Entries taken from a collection
►

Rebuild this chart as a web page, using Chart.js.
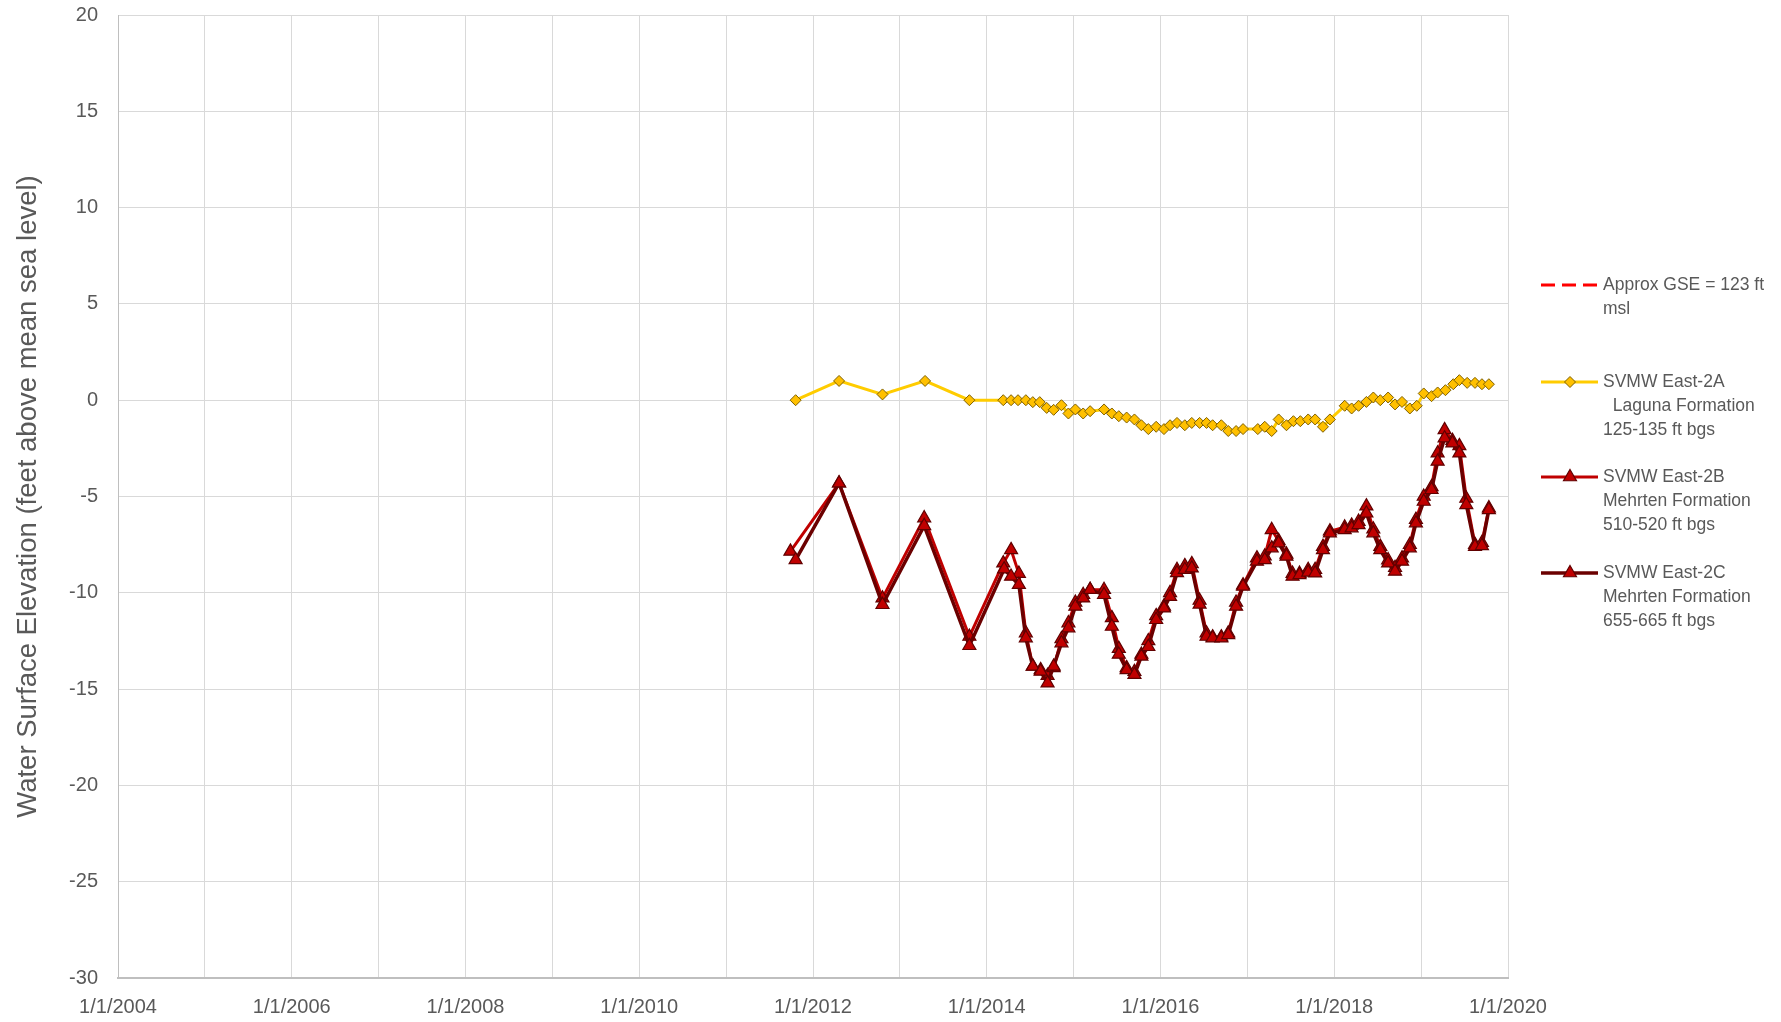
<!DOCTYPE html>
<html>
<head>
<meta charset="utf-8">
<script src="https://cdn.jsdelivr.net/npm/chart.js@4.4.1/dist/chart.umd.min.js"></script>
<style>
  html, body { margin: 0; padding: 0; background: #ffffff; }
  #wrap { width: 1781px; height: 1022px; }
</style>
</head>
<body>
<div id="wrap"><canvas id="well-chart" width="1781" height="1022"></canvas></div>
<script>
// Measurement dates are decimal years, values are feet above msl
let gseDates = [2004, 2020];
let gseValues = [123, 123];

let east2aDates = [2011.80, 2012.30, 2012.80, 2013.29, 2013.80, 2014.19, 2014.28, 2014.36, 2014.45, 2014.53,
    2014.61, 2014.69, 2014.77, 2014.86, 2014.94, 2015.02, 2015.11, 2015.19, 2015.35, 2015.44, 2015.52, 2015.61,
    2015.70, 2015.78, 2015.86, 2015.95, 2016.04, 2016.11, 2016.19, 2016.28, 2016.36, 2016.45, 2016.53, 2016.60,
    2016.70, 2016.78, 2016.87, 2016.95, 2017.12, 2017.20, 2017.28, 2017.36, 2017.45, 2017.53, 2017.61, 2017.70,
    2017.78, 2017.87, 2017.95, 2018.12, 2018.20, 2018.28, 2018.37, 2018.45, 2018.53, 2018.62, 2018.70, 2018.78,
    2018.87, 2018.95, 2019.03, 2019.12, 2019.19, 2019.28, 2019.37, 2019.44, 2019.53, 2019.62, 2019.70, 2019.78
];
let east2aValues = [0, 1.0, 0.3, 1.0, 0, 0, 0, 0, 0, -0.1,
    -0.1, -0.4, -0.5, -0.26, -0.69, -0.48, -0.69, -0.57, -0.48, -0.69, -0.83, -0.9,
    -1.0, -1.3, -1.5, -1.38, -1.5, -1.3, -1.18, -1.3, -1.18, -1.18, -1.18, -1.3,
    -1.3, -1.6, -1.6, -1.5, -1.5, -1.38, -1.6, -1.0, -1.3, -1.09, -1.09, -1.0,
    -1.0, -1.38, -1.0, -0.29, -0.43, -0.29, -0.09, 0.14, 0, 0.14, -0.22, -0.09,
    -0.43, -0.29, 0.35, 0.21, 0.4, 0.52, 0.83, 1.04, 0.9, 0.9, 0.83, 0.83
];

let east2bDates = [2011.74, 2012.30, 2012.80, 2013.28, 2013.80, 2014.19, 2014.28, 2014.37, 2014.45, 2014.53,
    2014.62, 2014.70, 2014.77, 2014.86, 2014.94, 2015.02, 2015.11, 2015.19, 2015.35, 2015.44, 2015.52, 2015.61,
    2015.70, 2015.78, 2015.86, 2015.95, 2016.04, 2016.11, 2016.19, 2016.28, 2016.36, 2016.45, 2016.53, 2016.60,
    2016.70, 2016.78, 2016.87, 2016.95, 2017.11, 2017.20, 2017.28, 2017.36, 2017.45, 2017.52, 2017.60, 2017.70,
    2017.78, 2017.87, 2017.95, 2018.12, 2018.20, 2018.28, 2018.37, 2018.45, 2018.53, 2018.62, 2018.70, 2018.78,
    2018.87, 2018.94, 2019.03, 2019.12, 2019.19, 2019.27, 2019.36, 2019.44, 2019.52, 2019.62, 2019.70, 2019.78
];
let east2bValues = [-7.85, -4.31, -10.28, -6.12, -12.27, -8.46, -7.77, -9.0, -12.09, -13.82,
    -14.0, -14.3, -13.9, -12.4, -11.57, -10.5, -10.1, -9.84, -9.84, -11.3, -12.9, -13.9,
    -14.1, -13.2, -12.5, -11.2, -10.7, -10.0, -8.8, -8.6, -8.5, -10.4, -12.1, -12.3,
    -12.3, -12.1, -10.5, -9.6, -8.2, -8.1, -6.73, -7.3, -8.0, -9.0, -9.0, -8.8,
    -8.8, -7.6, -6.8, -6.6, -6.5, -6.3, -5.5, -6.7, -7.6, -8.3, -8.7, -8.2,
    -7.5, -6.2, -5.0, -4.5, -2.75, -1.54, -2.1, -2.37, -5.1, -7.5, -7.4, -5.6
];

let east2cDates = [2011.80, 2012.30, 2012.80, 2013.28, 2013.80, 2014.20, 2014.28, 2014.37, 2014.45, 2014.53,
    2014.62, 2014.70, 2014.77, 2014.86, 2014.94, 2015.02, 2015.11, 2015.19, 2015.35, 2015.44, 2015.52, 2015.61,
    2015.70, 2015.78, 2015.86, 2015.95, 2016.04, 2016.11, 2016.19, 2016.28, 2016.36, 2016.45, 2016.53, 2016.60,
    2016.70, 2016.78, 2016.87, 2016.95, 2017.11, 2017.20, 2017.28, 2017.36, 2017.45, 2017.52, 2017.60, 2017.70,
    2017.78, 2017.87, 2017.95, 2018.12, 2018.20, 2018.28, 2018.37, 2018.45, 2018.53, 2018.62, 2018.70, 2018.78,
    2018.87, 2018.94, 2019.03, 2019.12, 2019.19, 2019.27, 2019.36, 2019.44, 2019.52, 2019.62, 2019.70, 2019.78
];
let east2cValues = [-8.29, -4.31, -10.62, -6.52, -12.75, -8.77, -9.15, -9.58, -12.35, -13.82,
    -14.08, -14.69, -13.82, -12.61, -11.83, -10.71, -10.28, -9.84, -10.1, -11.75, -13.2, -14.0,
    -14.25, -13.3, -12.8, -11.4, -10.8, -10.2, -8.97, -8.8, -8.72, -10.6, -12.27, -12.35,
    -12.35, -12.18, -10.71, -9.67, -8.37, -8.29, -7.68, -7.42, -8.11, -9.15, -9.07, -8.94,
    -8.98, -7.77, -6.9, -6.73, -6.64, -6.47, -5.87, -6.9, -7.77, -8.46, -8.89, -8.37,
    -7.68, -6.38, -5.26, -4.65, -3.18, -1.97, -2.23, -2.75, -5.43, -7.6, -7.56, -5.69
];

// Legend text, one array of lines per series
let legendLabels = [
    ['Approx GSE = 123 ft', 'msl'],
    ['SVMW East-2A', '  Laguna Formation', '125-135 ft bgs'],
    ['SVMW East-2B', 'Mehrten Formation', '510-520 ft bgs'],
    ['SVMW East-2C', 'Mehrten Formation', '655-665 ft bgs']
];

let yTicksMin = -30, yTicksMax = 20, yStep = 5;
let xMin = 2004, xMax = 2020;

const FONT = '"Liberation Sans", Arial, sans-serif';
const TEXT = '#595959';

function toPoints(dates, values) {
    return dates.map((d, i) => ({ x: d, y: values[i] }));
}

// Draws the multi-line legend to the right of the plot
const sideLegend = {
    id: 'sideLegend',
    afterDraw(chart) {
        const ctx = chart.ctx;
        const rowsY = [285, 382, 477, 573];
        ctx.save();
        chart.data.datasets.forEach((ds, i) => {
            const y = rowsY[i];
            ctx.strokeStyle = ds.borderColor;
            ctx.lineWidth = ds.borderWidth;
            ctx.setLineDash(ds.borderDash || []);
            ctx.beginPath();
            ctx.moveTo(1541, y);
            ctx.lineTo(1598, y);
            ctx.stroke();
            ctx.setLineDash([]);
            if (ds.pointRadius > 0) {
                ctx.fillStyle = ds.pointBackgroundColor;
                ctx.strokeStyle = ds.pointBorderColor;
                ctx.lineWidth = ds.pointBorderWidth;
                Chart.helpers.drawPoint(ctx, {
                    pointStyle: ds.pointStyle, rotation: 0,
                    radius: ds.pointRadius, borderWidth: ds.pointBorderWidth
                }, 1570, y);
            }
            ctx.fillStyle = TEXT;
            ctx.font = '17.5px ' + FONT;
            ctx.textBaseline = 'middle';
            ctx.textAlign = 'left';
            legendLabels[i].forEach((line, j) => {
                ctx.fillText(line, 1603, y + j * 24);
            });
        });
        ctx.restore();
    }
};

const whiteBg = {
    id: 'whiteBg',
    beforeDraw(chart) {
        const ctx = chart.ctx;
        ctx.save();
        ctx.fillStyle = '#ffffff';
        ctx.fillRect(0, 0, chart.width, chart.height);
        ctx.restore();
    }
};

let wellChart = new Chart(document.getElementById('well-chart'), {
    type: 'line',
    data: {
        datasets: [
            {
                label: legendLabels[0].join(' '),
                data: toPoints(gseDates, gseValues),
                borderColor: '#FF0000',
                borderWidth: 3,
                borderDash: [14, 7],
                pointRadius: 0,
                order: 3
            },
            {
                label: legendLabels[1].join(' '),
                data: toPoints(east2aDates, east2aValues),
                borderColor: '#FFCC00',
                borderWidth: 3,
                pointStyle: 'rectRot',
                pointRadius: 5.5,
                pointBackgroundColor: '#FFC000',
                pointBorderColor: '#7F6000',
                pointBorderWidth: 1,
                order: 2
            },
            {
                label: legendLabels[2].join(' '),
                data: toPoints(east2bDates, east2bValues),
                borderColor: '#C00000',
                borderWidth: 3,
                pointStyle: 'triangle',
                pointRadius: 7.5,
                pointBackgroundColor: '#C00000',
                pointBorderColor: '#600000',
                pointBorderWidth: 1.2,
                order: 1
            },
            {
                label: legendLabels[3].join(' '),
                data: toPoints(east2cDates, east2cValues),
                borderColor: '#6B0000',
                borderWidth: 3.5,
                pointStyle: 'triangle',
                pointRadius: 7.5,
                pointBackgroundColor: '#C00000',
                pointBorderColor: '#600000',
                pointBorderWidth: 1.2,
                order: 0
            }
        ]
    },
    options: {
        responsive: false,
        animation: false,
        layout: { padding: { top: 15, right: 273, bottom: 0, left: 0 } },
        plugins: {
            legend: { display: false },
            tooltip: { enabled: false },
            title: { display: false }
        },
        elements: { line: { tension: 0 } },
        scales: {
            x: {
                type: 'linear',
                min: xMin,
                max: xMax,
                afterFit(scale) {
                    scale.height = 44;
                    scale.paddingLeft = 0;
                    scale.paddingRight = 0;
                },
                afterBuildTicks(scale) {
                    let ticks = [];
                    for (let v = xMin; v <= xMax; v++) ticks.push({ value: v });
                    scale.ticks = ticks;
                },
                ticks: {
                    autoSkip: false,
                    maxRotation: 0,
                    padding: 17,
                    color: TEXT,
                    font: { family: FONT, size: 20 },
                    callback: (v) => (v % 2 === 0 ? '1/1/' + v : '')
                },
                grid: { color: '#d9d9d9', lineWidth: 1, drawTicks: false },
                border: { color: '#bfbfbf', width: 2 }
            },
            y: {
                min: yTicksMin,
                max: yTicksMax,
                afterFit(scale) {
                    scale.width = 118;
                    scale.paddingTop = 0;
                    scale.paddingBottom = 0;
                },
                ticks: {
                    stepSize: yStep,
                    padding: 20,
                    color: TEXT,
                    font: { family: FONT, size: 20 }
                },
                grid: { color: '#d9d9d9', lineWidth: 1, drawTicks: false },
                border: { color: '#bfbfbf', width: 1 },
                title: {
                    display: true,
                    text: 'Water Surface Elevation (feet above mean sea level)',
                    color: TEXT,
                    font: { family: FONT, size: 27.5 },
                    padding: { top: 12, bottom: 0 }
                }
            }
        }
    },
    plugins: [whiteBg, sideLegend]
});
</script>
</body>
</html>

◄
►

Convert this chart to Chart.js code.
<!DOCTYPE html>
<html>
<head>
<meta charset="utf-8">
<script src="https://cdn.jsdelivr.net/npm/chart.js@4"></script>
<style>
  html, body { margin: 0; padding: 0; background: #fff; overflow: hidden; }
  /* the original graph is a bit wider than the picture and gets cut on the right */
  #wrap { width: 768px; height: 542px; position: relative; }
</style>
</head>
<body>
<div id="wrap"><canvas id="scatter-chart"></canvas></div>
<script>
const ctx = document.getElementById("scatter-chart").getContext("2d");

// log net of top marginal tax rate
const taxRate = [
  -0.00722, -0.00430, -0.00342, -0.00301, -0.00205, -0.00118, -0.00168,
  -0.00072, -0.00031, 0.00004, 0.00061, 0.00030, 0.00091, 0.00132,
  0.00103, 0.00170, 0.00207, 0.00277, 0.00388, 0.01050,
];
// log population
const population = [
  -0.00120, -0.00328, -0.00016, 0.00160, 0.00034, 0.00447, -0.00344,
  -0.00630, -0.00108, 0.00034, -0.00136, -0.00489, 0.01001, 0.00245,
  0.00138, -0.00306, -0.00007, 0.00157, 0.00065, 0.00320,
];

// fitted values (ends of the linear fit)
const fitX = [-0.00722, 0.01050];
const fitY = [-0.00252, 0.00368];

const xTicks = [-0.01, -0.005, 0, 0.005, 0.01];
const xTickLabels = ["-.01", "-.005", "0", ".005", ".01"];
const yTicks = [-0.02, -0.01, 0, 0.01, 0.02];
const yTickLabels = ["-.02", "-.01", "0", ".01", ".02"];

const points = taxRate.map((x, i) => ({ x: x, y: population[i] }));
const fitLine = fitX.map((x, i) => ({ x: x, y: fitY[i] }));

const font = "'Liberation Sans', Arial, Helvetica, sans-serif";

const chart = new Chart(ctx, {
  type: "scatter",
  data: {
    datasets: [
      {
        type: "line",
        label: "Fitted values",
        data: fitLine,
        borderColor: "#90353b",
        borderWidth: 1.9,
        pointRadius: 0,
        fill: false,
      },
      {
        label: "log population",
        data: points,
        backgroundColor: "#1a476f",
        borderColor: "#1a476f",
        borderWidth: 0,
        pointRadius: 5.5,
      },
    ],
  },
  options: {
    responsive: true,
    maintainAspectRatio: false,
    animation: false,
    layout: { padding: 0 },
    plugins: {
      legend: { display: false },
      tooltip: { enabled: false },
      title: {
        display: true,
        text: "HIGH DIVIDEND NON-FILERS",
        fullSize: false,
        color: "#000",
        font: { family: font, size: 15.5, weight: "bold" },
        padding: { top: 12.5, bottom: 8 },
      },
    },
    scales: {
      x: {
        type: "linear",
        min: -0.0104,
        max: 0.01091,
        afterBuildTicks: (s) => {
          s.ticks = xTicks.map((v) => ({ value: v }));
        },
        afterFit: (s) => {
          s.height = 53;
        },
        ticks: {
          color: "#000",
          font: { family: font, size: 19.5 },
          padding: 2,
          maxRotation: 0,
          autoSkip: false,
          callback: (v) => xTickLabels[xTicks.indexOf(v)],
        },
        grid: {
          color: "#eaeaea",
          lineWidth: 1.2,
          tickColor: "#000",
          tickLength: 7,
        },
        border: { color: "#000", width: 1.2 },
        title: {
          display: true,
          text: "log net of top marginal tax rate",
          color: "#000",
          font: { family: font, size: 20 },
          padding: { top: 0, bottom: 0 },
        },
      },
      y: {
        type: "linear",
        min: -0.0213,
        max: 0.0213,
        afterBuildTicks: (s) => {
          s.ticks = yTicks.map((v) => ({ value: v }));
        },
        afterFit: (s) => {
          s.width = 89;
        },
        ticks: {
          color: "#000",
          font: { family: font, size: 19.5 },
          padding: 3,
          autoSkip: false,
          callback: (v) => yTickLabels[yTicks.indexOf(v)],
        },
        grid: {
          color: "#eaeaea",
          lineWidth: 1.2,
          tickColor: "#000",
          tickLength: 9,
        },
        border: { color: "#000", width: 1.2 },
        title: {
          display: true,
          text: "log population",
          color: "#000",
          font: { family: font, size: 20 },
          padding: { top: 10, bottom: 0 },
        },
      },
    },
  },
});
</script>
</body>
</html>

◄

Problem to work on:
Make an exact copy of the lines from the one containing "Rebuild this chart" to the one containing "let gseValues = [123, 123];", keeping both and leaving out every picture.

Output of the exercise:
Rebuild this chart as a web page, using Chart.js.
<!DOCTYPE html>
<html>
<head>
<meta charset="utf-8">
<script src="https://cdn.jsdelivr.net/npm/chart.js@4.4.1/dist/chart.umd.min.js"></script>
<style>
  html, body { margin: 0; padding: 0; background: #ffffff; }
  #wrap { width: 1781px; height: 1022px; }
</style>
</head>
<body>
<div id="wrap"><canvas id="well-chart" width="1781" height="1022"></canvas></div>
<script>
// Measurement dates are decimal years, values are feet above msl
let gseDates = [2004, 2020];
let gseValues = [123, 123];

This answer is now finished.